STATED TASK: Repeat every line exactly, keeping the pictures out of the copy.
=== COLLECTED MATERIAL ===
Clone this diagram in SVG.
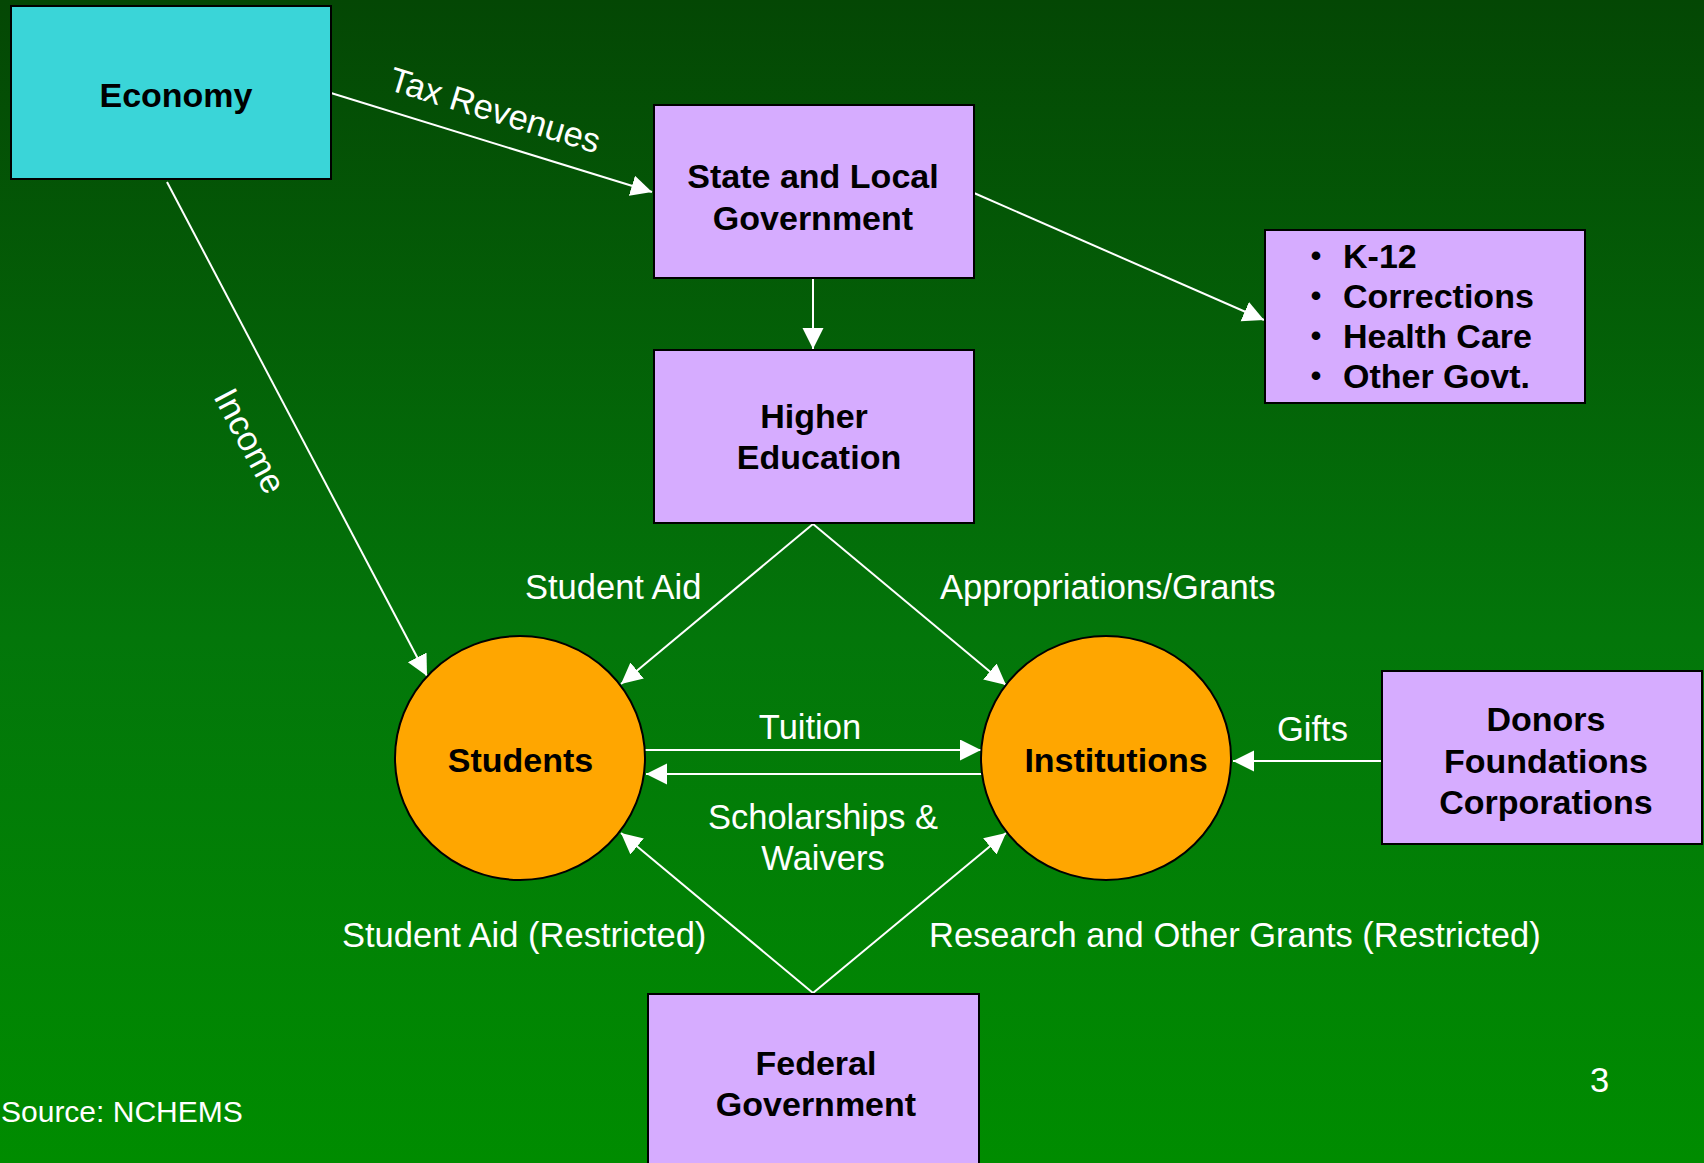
<svg xmlns="http://www.w3.org/2000/svg" width="1704" height="1163" viewBox="0 0 1704 1163">
  <defs>
    <linearGradient id="bg" x1="0" y1="0" x2="0" y2="1">
      <stop offset="0" stop-color="#044704"/>
      <stop offset="0.55" stop-color="#03760a"/>
      <stop offset="1" stop-color="#008c00"/>
    </linearGradient>
    <marker id="arrow" markerUnits="userSpaceOnUse" markerWidth="22" markerHeight="22" refX="21" refY="10.5" orient="auto">
      <path d="M0,0 L21,10.5 L0,21 z" fill="#ffffff"/>
    </marker>
    <style>
      .box { fill: #d6acff; stroke: #000000; stroke-width: 2; }
      .econ { fill: #3ad5d8; stroke: #000000; stroke-width: 2; }
      .circ { fill: #ffa600; stroke: #000000; stroke-width: 2; }
      .node { font-family: "Liberation Sans", Arial, sans-serif; font-weight: bold; font-size: 34px; fill: #000000; }
      .bullet { font-family: "Liberation Sans", Arial, sans-serif; font-weight: bold; font-size: 30px; fill: #000000; }
      .lbl { font-family: "Liberation Sans", Arial, sans-serif; font-size: 34.5px; fill: #ffffff; }
      .edge { stroke: #ffffff; stroke-width: 2; fill: none; marker-end: url(#arrow); }
    </style>
  </defs>

  <rect x="0" y="0" width="1704" height="1163" fill="url(#bg)"/>

  <!-- connectors -->
  <g id="connectors">
    <line class="edge" x1="331" y1="93" x2="652" y2="192"/>
    <line class="edge" x1="167" y1="182" x2="427" y2="676"/>
    <line class="edge" x1="813" y1="278" x2="813" y2="349"/>
    <line class="edge" x1="974" y1="193" x2="1264" y2="320"/>
    <line class="edge" x1="813" y1="524" x2="621" y2="684"/>
    <line class="edge" x1="813" y1="524" x2="1006" y2="685"/>
    <line class="edge" x1="645" y1="750" x2="981" y2="750"/>
    <line class="edge" x1="982" y1="774" x2="646" y2="774"/>
    <line class="edge" x1="1382" y1="761" x2="1233" y2="761"/>
    <line class="edge" x1="813" y1="993" x2="621" y2="833"/>
    <line class="edge" x1="813" y1="993" x2="1006" y2="833"/>

    <text class="lbl" text-anchor="middle" transform="translate(491.5,121.5) rotate(17)">Tax Revenues</text>
    <text class="lbl" text-anchor="middle" transform="translate(239.5,446.5) rotate(62)">Income</text>
    <text class="lbl" x="525" y="599">Student Aid</text>
    <text class="lbl" x="940" y="599">Appropriations/Grants</text>
    <text class="lbl" x="810" y="739" text-anchor="middle">Tuition</text>
    <text class="lbl" x="823" y="829" text-anchor="middle">Scholarships &amp;</text>
    <text class="lbl" x="823" y="870" text-anchor="middle">Waivers</text>
    <text class="lbl" x="1312.5" y="741" text-anchor="middle">Gifts</text>
    <text class="lbl" x="342" y="947">Student Aid (Restricted)</text>
    <text class="lbl" x="929" y="947">Research and Other Grants (Restricted)</text>
  </g>

  <!-- nodes -->
  <g id="economy">
    <rect class="econ" x="11" y="6" width="320" height="173"/>
    <text class="node" x="176" y="107" text-anchor="middle">Economy</text>
  </g>

  <g id="state-local">
    <rect class="box" x="654" y="105" width="320" height="173"/>
    <text class="node" x="813" y="188" text-anchor="middle">State and Local</text>
    <text class="node" x="813" y="230" text-anchor="middle">Government</text>
  </g>

  <g id="other-spending">
    <rect class="box" x="1265" y="230" width="320" height="173"/>
    <text class="bullet" x="1316" y="266" text-anchor="middle">•</text>
    <text class="node" x="1343" y="268">K-12</text>
    <text class="bullet" x="1316" y="306" text-anchor="middle">•</text>
    <text class="node" x="1343" y="308">Corrections</text>
    <text class="bullet" x="1316" y="346" text-anchor="middle">•</text>
    <text class="node" x="1343" y="348">Health Care</text>
    <text class="bullet" x="1316" y="386" text-anchor="middle">•</text>
    <text class="node" x="1343" y="388">Other Govt.</text>
  </g>

  <g id="higher-education">
    <rect class="box" x="654" y="350" width="320" height="173"/>
    <text class="node" x="814" y="428" text-anchor="middle">Higher</text>
    <text class="node" x="819" y="469" text-anchor="middle">Education</text>
  </g>

  <g id="students">
    <ellipse class="circ" cx="520" cy="758" rx="125" ry="122"/>
    <text class="node" x="520.5" y="772" text-anchor="middle">Students</text>
  </g>

  <g id="institutions">
    <ellipse class="circ" cx="1106" cy="758" rx="125" ry="122"/>
    <text class="node" x="1116" y="772" text-anchor="middle">Institutions</text>
  </g>

  <g id="donors">
    <rect class="box" x="1382" y="671" width="320" height="173"/>
    <text class="node" x="1546" y="731" text-anchor="middle">Donors</text>
    <text class="node" x="1546" y="773" text-anchor="middle">Foundations</text>
    <text class="node" x="1546" y="814" text-anchor="middle">Corporations</text>
  </g>

  <g id="federal">
    <rect class="box" x="648" y="994" width="331" height="185"/>
    <text class="node" x="816" y="1075" text-anchor="middle">Federal</text>
    <text class="node" x="816" y="1116" text-anchor="middle">Government</text>
  </g>

  <!-- footer -->
  <text class="lbl" x="1" y="1122" style="font-size:30px">Source: NCHEMS</text>
  <text class="lbl" x="1599.5" y="1092" text-anchor="middle">3</text>
</svg>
===
REPLY:
Clone this diagram in SVG.
<svg xmlns="http://www.w3.org/2000/svg" width="1704" height="1163" viewBox="0 0 1704 1163">
  <defs>
    <linearGradient id="bg" x1="0" y1="0" x2="0" y2="1">
      <stop offset="0" stop-color="#044704"/>
      <stop offset="0.55" stop-color="#03760a"/>
      <stop offset="1" stop-color="#008c00"/>
    </linearGradient>
    <marker id="arrow" markerUnits="userSpaceOnUse" markerWidth="22" markerHeight="22" refX="21" refY="10.5" orient="auto">
      <path d="M0,0 L21,10.5 L0,21 z" fill="#ffffff"/>
    </marker>
    <style>
      .box { fill: #d6acff; stroke: #000000; stroke-width: 2; }
      .econ { fill: #3ad5d8; stroke: #000000; stroke-width: 2; }
      .circ { fill: #ffa600; stroke: #000000; stroke-width: 2; }
      .node { font-family: "Liberation Sans", Arial, sans-serif; font-weight: bold; font-size: 34px; fill: #000000; }
      .bullet { font-family: "Liberation Sans", Arial, sans-serif; font-weight: bold; font-size: 30px; fill: #000000; }
      .lbl { font-family: "Liberation Sans", Arial, sans-serif; font-size: 34.5px; fill: #ffffff; }
      .edge { stroke: #ffffff; stroke-width: 2; fill: none; marker-end: url(#arrow); }
    </style>
  </defs>

  <rect x="0" y="0" width="1704" height="1163" fill="url(#bg)"/>

  <!-- connectors -->
  <g id="connectors">
    <line class="edge" x1="331" y1="93" x2="652" y2="192"/>
    <line class="edge" x1="167" y1="182" x2="427" y2="676"/>
    <line class="edge" x1="813" y1="278" x2="813" y2="349"/>
    <line class="edge" x1="974" y1="193" x2="1264" y2="320"/>
    <line class="edge" x1="813" y1="524" x2="621" y2="684"/>
    <line class="edge" x1="813" y1="524" x2="1006" y2="685"/>
    <line class="edge" x1="645" y1="750" x2="981" y2="750"/>
    <line class="edge" x1="982" y1="774" x2="646" y2="774"/>
    <line class="edge" x1="1382" y1="761" x2="1233" y2="761"/>
    <line class="edge" x1="813" y1="993" x2="621" y2="833"/>
    <line class="edge" x1="813" y1="993" x2="1006" y2="833"/>

    <text class="lbl" text-anchor="middle" transform="translate(491.5,121.5) rotate(17)">Tax Revenues</text>
    <text class="lbl" text-anchor="middle" transform="translate(239.5,446.5) rotate(62)">Income</text>
    <text class="lbl" x="525" y="599">Student Aid</text>
    <text class="lbl" x="940" y="599">Appropriations/Grants</text>
    <text class="lbl" x="810" y="739" text-anchor="middle">Tuition</text>
    <text class="lbl" x="823" y="829" text-anchor="middle">Scholarships &amp;</text>
    <text class="lbl" x="823" y="870" text-anchor="middle">Waivers</text>
    <text class="lbl" x="1312.5" y="741" text-anchor="middle">Gifts</text>
    <text class="lbl" x="342" y="947">Student Aid (Restricted)</text>
    <text class="lbl" x="929" y="947">Research and Other Grants (Restricted)</text>
  </g>

  <!-- nodes -->
  <g id="economy">
    <rect class="econ" x="11" y="6" width="320" height="173"/>
    <text class="node" x="176" y="107" text-anchor="middle">Economy</text>
  </g>

  <g id="state-local">
    <rect class="box" x="654" y="105" width="320" height="173"/>
    <text class="node" x="813" y="188" text-anchor="middle">State and Local</text>
    <text class="node" x="813" y="230" text-anchor="middle">Government</text>
  </g>

  <g id="other-spending">
    <rect class="box" x="1265" y="230" width="320" height="173"/>
    <text class="bullet" x="1316" y="266" text-anchor="middle">•</text>
    <text class="node" x="1343" y="268">K-12</text>
    <text class="bullet" x="1316" y="306" text-anchor="middle">•</text>
    <text class="node" x="1343" y="308">Corrections</text>
    <text class="bullet" x="1316" y="346" text-anchor="middle">•</text>
    <text class="node" x="1343" y="348">Health Care</text>
    <text class="bullet" x="1316" y="386" text-anchor="middle">•</text>
    <text class="node" x="1343" y="388">Other Govt.</text>
  </g>

  <g id="higher-education">
    <rect class="box" x="654" y="350" width="320" height="173"/>
    <text class="node" x="814" y="428" text-anchor="middle">Higher</text>
    <text class="node" x="819" y="469" text-anchor="middle">Education</text>
  </g>

  <g id="students">
    <ellipse class="circ" cx="520" cy="758" rx="125" ry="122"/>
    <text class="node" x="520.5" y="772" text-anchor="middle">Students</text>
  </g>

  <g id="institutions">
    <ellipse class="circ" cx="1106" cy="758" rx="125" ry="122"/>
    <text class="node" x="1116" y="772" text-anchor="middle">Institutions</text>
  </g>

  <g id="donors">
    <rect class="box" x="1382" y="671" width="320" height="173"/>
    <text class="node" x="1546" y="731" text-anchor="middle">Donors</text>
    <text class="node" x="1546" y="773" text-anchor="middle">Foundations</text>
    <text class="node" x="1546" y="814" text-anchor="middle">Corporations</text>
  </g>

  <g id="federal">
    <rect class="box" x="648" y="994" width="331" height="185"/>
    <text class="node" x="816" y="1075" text-anchor="middle">Federal</text>
    <text class="node" x="816" y="1116" text-anchor="middle">Government</text>
  </g>

  <!-- footer -->
  <text class="lbl" x="1" y="1122" style="font-size:30px">Source: NCHEMS</text>
  <text class="lbl" x="1599.5" y="1092" text-anchor="middle">3</text>
</svg>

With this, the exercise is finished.